I mean, I was a teenager in the 80s, which means I grew up during what turned out to be the end phase of a pretty steady march from quiet traditionalism to noisy chaos.  When we looked at our parents, we figured we knew what it meant to become old and dated:  you said things like "Turn that thing down!" "Just say No!" and "That TV show/rock music/MTV is going to rot your brain and you'll be a moron forever."

In that context, what it meant to be young and current was obvious:  a taste for noisy loud music, drugs, and general irreverence.

If that was youth, I wondered, how was our generation ever going to age out?  How could we become old and dated?  I mean, weren't we taking noise, drugs, and general irreverence pretty much as high as they could go?  Were the kids going to take these things further?  HOW?

Noise was already peaking.  The classic 1984 mockumentary This Is Spinal Tap boasted of the band as "one of England's loudest," and noted that their instruments' volume "went up to 11."  If you look up "loudest band in the world" in Wikipedia, the latest chronological entry is for 2009, where we learn that "in Ottawa, Canada, the band Kiss achieved a SPL of 136 dB measured during their live performance. After noise complaints from neighbors in the area, the band was forced to turn the volume down."  
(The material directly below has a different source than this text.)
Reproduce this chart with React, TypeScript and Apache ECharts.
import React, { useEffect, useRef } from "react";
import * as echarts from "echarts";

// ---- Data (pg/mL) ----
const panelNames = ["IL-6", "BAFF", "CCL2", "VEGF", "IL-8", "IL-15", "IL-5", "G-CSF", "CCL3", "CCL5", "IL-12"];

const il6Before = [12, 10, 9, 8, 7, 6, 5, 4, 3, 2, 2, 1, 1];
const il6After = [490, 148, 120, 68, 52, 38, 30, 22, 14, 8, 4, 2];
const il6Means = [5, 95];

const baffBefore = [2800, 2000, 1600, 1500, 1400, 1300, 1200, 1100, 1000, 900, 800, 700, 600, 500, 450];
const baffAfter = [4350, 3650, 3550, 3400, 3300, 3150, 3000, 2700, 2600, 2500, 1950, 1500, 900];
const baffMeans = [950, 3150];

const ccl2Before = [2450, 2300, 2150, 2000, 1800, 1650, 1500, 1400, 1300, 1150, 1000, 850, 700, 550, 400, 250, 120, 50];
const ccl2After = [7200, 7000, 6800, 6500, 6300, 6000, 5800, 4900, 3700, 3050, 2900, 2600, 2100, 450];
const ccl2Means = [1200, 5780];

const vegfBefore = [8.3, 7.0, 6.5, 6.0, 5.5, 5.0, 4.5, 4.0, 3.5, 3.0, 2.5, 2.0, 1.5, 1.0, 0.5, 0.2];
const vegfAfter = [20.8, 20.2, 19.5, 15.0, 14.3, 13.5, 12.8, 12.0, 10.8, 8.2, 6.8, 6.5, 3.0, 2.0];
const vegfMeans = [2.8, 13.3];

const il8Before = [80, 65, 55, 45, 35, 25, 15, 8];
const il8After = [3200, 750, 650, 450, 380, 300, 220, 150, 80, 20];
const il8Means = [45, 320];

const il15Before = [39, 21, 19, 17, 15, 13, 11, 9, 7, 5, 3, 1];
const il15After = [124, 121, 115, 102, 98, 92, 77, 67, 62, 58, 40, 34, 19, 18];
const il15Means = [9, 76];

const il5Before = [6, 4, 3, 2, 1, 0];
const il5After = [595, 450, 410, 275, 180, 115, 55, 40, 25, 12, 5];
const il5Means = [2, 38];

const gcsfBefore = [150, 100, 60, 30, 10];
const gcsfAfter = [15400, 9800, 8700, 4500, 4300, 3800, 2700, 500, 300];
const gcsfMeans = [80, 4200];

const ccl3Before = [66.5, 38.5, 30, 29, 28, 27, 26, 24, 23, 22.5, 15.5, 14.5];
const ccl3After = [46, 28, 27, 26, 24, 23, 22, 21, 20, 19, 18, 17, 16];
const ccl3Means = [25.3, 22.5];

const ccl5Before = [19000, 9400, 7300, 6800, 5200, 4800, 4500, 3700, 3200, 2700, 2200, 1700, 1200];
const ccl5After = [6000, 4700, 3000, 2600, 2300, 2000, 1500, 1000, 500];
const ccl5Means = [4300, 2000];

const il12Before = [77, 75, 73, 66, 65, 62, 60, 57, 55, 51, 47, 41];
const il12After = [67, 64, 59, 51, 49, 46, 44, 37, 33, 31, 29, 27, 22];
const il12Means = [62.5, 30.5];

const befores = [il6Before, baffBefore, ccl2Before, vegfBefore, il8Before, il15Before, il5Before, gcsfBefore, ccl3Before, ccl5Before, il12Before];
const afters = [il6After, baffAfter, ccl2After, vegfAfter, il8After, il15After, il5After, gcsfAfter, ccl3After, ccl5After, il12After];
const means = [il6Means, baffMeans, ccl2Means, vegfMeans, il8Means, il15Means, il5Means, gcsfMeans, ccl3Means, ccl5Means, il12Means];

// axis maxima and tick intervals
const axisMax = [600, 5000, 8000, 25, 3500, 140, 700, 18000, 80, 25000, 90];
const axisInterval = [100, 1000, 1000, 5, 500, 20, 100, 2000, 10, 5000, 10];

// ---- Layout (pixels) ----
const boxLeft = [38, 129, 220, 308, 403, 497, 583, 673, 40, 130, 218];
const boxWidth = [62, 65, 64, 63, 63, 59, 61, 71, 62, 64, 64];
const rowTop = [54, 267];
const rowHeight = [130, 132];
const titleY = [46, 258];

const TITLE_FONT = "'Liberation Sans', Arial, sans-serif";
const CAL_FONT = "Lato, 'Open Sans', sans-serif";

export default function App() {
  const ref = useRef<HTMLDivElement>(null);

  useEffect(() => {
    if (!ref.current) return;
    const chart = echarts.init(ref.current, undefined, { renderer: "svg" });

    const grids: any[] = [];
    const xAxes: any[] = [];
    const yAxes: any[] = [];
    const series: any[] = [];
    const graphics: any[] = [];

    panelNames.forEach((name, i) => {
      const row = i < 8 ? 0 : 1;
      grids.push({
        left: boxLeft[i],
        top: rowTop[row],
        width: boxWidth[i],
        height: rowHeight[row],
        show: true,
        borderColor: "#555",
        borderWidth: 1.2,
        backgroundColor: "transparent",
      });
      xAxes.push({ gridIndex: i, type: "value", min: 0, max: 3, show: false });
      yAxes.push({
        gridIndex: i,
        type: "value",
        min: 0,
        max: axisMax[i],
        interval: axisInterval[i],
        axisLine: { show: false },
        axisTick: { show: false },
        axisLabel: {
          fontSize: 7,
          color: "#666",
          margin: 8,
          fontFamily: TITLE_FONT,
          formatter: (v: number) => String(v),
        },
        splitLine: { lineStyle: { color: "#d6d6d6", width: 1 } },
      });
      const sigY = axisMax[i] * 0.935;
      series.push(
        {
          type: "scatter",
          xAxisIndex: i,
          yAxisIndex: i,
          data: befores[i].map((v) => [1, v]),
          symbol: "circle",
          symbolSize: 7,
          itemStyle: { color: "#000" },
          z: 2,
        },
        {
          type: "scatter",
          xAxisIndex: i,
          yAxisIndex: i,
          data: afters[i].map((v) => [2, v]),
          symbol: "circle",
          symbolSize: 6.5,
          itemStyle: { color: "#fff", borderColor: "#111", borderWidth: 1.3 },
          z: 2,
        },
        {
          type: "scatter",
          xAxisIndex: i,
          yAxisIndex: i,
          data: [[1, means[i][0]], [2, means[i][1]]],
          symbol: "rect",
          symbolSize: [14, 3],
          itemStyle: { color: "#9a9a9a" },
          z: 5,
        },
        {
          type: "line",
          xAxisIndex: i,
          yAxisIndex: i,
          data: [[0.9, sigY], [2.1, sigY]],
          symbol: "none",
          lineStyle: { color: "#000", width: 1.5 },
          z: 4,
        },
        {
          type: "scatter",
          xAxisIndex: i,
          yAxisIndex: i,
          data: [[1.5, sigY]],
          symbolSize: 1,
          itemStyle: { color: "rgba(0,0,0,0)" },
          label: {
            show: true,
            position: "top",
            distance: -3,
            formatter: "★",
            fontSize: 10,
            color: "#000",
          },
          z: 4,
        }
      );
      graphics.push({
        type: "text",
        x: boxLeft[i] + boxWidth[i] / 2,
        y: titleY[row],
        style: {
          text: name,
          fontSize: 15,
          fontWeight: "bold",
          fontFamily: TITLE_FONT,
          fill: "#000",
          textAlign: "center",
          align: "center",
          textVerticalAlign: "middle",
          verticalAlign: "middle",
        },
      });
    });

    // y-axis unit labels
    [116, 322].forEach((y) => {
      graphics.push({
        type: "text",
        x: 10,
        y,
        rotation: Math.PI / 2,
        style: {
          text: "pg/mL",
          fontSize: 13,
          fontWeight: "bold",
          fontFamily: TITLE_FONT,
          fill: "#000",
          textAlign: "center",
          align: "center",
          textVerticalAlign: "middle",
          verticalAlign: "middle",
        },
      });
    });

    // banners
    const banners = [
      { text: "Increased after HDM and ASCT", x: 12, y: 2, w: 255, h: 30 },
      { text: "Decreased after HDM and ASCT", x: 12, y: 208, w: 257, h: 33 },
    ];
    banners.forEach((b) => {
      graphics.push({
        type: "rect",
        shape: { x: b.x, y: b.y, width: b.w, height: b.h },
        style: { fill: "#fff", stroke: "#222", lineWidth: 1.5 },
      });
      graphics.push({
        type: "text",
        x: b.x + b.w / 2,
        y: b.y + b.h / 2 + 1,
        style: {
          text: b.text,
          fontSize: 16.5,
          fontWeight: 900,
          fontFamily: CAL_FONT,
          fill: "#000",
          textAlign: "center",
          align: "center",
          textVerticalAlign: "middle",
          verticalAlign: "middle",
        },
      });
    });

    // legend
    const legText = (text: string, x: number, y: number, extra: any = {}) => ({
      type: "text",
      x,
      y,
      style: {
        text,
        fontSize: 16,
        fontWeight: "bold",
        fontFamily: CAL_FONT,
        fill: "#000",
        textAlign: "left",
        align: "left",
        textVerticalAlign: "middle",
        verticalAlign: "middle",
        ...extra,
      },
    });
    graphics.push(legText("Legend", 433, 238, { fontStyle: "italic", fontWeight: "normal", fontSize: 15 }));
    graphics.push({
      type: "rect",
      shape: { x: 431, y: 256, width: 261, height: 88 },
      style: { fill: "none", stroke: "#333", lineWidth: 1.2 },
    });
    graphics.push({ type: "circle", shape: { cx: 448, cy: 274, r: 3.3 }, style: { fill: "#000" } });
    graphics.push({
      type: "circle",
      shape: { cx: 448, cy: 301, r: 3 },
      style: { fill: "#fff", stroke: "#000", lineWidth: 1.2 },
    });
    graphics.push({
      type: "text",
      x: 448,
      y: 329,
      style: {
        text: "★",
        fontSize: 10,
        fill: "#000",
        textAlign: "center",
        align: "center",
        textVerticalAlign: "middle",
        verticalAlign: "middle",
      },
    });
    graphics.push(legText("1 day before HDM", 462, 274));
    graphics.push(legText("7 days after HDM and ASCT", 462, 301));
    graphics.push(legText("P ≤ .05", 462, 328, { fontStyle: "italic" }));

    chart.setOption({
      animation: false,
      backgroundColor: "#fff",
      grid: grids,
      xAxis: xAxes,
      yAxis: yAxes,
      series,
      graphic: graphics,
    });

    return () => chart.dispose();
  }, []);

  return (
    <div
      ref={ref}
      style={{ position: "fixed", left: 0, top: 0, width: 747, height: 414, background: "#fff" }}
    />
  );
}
So:  2009, and the band making the noise is a band from the 80s.

Obviously we in the 80s took drugs to some kind of logical conclusion.  It was the era of coke at every party, crack babies, the introduction of MDMA -- or, as the kids call it, "ecstasy." 

As to general irreverence. can I just point out that there was a band in the 80s called "Scraping Feotus Off The Wheel"? 
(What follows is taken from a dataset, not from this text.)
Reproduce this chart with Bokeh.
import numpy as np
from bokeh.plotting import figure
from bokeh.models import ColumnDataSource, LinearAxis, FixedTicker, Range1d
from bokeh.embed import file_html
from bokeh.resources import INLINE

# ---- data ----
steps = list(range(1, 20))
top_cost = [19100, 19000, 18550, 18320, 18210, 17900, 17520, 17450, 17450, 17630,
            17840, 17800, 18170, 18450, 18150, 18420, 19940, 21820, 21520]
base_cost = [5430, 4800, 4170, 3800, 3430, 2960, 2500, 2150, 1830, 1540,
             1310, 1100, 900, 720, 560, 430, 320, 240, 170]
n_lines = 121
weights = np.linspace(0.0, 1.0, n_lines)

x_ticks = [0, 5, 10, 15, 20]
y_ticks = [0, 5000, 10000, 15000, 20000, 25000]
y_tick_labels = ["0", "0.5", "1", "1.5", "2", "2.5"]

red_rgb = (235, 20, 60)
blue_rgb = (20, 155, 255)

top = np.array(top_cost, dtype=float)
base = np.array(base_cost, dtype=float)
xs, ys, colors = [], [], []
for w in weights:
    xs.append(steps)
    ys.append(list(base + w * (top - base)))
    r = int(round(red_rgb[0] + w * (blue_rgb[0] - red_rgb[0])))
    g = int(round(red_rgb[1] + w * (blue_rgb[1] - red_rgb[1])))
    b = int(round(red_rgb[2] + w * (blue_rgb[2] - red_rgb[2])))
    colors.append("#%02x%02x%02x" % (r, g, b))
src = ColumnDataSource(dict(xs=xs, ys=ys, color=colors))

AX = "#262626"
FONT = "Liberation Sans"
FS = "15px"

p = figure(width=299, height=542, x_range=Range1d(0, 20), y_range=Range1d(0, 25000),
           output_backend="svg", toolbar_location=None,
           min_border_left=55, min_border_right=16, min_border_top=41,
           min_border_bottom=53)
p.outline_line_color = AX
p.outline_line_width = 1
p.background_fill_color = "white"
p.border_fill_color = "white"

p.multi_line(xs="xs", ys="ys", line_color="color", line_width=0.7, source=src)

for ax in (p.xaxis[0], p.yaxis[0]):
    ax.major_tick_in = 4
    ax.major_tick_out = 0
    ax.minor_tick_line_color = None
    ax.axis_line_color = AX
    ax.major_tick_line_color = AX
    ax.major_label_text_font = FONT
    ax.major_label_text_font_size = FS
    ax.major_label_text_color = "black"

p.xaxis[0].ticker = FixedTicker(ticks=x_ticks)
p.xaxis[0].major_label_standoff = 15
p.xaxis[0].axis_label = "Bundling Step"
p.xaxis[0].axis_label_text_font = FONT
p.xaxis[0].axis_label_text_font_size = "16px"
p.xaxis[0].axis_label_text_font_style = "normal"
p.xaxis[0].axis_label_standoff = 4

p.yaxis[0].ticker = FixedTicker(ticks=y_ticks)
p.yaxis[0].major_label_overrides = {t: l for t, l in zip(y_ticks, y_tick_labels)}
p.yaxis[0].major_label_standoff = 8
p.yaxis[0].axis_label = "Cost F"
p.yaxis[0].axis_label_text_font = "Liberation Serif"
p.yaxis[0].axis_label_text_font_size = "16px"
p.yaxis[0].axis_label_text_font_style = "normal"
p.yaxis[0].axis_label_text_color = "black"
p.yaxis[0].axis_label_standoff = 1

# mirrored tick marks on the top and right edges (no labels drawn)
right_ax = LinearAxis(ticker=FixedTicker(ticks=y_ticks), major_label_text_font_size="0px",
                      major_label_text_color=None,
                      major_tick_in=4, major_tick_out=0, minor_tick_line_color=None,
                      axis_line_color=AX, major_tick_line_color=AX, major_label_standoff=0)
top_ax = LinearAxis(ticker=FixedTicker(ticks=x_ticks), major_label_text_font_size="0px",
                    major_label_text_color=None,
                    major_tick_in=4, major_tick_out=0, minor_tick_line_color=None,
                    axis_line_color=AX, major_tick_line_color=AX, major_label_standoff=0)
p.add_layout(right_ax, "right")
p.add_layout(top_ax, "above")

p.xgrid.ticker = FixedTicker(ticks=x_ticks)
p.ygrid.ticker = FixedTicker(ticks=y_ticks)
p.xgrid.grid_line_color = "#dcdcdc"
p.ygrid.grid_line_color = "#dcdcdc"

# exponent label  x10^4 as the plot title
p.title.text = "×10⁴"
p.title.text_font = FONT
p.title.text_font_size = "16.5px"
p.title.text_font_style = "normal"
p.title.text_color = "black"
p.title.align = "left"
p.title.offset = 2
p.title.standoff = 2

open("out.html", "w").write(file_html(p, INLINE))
I asked myself, Where could it go from here that we can't handle?  I fount it hard to picture telling the next generation "turn it down!" "stay sober!" or "that's offensive!"  We were already loud and obnoxious.  Weren't we?
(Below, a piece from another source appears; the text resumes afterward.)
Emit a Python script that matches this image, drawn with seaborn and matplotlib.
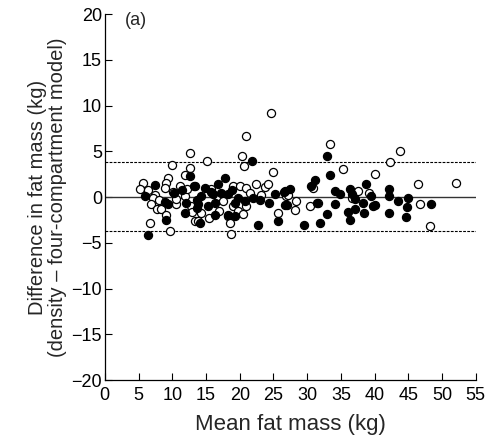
import matplotlib
matplotlib.use("Agg")
import matplotlib.pyplot as plt
import seaborn as sns
import pandas as pd

# Open circles (group 1)
open_x = [12.7, 9.9, 12.6, 11.9, 9.4, 5.6, 9.1, 5.2, 6.4, 7.4, 7.2, 9.0, 10.1, 11.1, 10.6,
          11.9, 6.9, 7.7, 8.4, 9.1, 12.8, 13.3, 6.7, 9.6, 11.1, 8.0, 10.5, 12.2, 13.0,
          24.7, 20.9, 15.1, 20.3, 20.6, 24.9, 19.0, 20.0, 21.0, 22.4, 23.7, 24.2, 23.2,
          16.8, 19.0, 21.0, 19.8, 20.5, 14.3, 17.0, 15.4, 18.3, 18.5, 25.7, 26.9, 18.7,
          13.8, 21.5, 17.5, 15.8,
          33.4, 35.3, 40.1, 27.2, 28.4, 28.2, 30.4, 30.9, 31.6, 36.6, 37.6, 39.1,
          43.7, 42.3, 46.5, 52.1, 46.7, 48.2]
open_y = [4.8, 3.5, 3.2, 2.4, 2.1, 1.5, 1.5, 0.9, 0.8, 0.25, -0.1, 1.0, 0.6, 0.3, -0.8,
          0.1, -0.8, -1.35, -1.35, -1.9, -1.0, -2.6, -2.8, -3.7, 1.2, -0.3, -0.2, 0.9, -1.6,
          9.2, 6.7, 4.0, 4.5, 3.4, 2.7, 1.2, 1.2, 1.0, 1.4, 1.1, 1.4, 0.2,
          0.1, -1.0, -1.0, -1.5, -1.8, -1.7, -1.5, -2.3, -2.1, -2.8, -1.7, 0.1, -4.0,
          -2.6, 0.5, -0.4, 0.9,
          5.8, 3.1, 2.5, 0.2, -0.4, -1.4, -1.0, 1.0, -0.6, -0.1, 0.7, 0.4,
          5.05, 3.85, 1.4, 1.6, -0.7, -3.2]

# Filled circles (group 2)
filled_x = [7.4, 12.6, 13.2, 5.9, 8.9, 9.4, 11.4, 12.1, 13.6, 9.1, 11.9, 6.4, 13.6, 10.2,
            21.8, 17.8, 16.8, 14.8, 13.3, 16.1, 17.3, 18.3, 19.8, 22.0, 25.2, 26.5, 13.8,
            15.3, 16.3, 14.3, 24.4, 26.7, 18.3, 19.3, 22.7, 25.7, 14.1, 16.3, 20.8, 19.3,
            15.8, 18.9, 23.0,
            33.0, 33.4, 31.1, 30.5, 27.4, 26.7, 27.0, 31.4, 34.1, 34.9, 34.1, 36.3, 36.6,
            37.1, 38.8, 39.5, 38.3, 39.8, 38.5, 36.1, 37.1, 36.3, 32.9, 31.9, 29.6,
            42.1, 42.1, 43.5, 45.0, 44.8, 48.3, 42.1, 44.7, 40.0]
filled_y = [1.3, 2.3, 1.2, 0.15, -0.5, -0.8, 0.8, -0.6, -0.3, -2.45, -1.7, -4.1, -1.2, 0.4,
            4.0, 2.05, 1.4, 1.0, 1.2, 0.3, 0.5, 0.3, -0.1, -0.1, 0.3, 0.6, -0.7,
            -1.0, -0.6, 0.1, -0.6, -0.9, -1.9, -2.1, -3.0, -2.6, -2.8, -1.9, -0.4, -0.6,
            0.6, 0.8, -0.3,
            4.5, 2.4, 1.9, 1.2, 0.85, 0.7, -0.9, -0.6, 0.7, 0.3, -0.8, 0.9, 0.3,
            -0.25, 1.4, 0.1, -0.6, -1.0, -1.7, -1.65, -1.35, -2.5, -1.8, -2.8, -3.1,
            0.85, 0.1, -0.4, -0.1, -1.1, -0.7, -1.7, -2.2, -0.9]

mean_diff = 0.0
upper_loa = 3.8
lower_loa = -3.75

x_ticks = [0, 5, 10, 15, 20, 25, 30, 35, 40, 45, 50, 55]
y_ticks = [-20, -15, -10, -5, 0, 5, 10, 15, 20]
y_ticklabels = ["\u221220", "\u221215", "\u221210", "\u22125", "0", "5", "10", "15", "20"]

df_open = pd.DataFrame({"x": open_x, "y": open_y})
df_filled = pd.DataFrame({"x": filled_x, "y": filled_y})

sns.set_style("ticks")
plt.rcParams["font.family"] = ["Liberation Sans", "DejaVu Sans"]

fig = plt.figure(figsize=(4.92, 4.44), dpi=100)
ax = fig.add_axes([0.213, 0.144, 0.754, 0.824])

ax.axhline(mean_diff, color="#333333", lw=1.0, zorder=1)
ax.axhline(upper_loa, color="black", lw=0.8, ls=(0, (2.5, 1.2)), zorder=1)
ax.axhline(lower_loa, color="black", lw=0.8, ls=(0, (2.5, 1.2)), zorder=1)

sns.scatterplot(data=df_open, x="x", y="y", ax=ax, s=34, facecolor="white",
                edgecolor="black", linewidth=0.9, zorder=3)
sns.scatterplot(data=df_filled, x="x", y="y", ax=ax, s=34, color="black",
                edgecolor="black", linewidth=0.9, zorder=3)

ax.set_xlim(0, 55)
ax.set_ylim(-20, 20)
ax.set_xticks(x_ticks)
ax.set_xticklabels([str(t) for t in x_ticks])
ax.set_yticks(y_ticks)
ax.set_yticklabels(y_ticklabels)
ax.tick_params(direction="in", length=5, width=0.8, labelsize=13, colors="black")
ax.tick_params(axis="x", pad=5)
ax.tick_params(axis="y", pad=2)
for s in ["top", "right"]:
    ax.spines[s].set_visible(False)
for s in ["left", "bottom"]:
    ax.spines[s].set_linewidth(0.9)
    ax.spines[s].set_color("black")

ax.set_xlabel("Mean fat mass (kg)", fontsize=16, labelpad=7)
ax.set_ylabel("Difference in fat mass (kg)\n(density \u2013 four-compartment model)",
              fontsize=14.5, labelpad=3, linespacing=1.1)
ax.text(3.0, 19.3, "(a)", fontsize=13, va="center", ha="left")

fig.savefig("out.png", dpi=100)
Well.  As is the nature of these things, time or culture or whatever did me a really elegant fake out by switching gears entirely.  Because we didn't have the internet in the 80s.  Or cell phones.  Or anything remotely like that.

As a measure of the technological distance we've come, can I just tell you that when I was in college, there was one pay phone per dorm hall?  If you wanted to talk to someone, you'd call their hall, and ask whoever happened to answer to go knock on the person's door.  Almost always, they were not there.  So much for that.

If you wanted to see people, you basically had to show up places and hope they'd be there.  I know it sounds ridiculous, but trust me, it had a charm of its own.

So now the answer has become crystally and painfully clear.  We became dated not through a distaste for noise and music and drugs, but through our inability to live life on and through the internet.  When it comes to the internet, I sometimes feel like one of those early amphibians who lived in water but worked up their courage to climb onto land occasionally.   When they got to the land, they were like "Holy shit, this is great! Check out the sunshine! And you can walk around!" Nonetheless, when they wanted to breathe, or spawn, or whatever it is early amphibians did, they had to get back in the water.

That's how I feel about the internet.  When I get on it, I'm like, "Oh My God, This Is The Best!"  Saturday night my friend and I went to see a production of Verdi's Il Trovatore (whoa, what an opera -- that nineteenth century, they really had things going on) -- and when we got home my friend said wasn't there something about the use of bel canto that was different from how it had been used before, and didn't that mean it was one of Verdi's later operas? 

We googled.  And we found riches and riches, and learned things about Il Trovatore we never would have known, and I felt fleetingly connected to the other people in the world who care about stuff like this and think about it and take it seriously, which can be in itself a very heady feeling.  And I thought, as I so often do, that we need some gesture, word, or sign that means "God Bless The Internet."  Everyone bow your heads together.

But living on the internet?  Social networking?  Commenting on things?  Reading comments?  Responding to stuff, interacting constantly, dealing with other people and their ridiculous opinions and things they're upset about and turf they need to defend and all that?  Seeing their photos and boasts and politics and complaints?  Dealing with the constant interactive negativity stream

It seriously makes me want to crawl back into my ocean home. Gotta go.  Bye.

So when young people say to me things like "Pinterest!"-- I feel my age.  I shake my cane, and tell them about the good old days, when you could run into people at parties by surprise, and get drunk without your asshole friends posting pictures to Facebook, and generally act like a doofus without fearing that your every move is being recorded, commented on, filed away, preserved forever like a book of rotten memories.

It was a golden era, even if it was a little noisy and stupid.

2 comments:

Daniel said...

"Pinterest," ugh. I am with you 100%. I remember writing notes, on PAPER, with ink, to friends in college, as well as using the phone. I am totally old, and a little stubborn too.

Patricia Marino said...

Ha, well you had to leave notes, because people were never there when you tried to call them!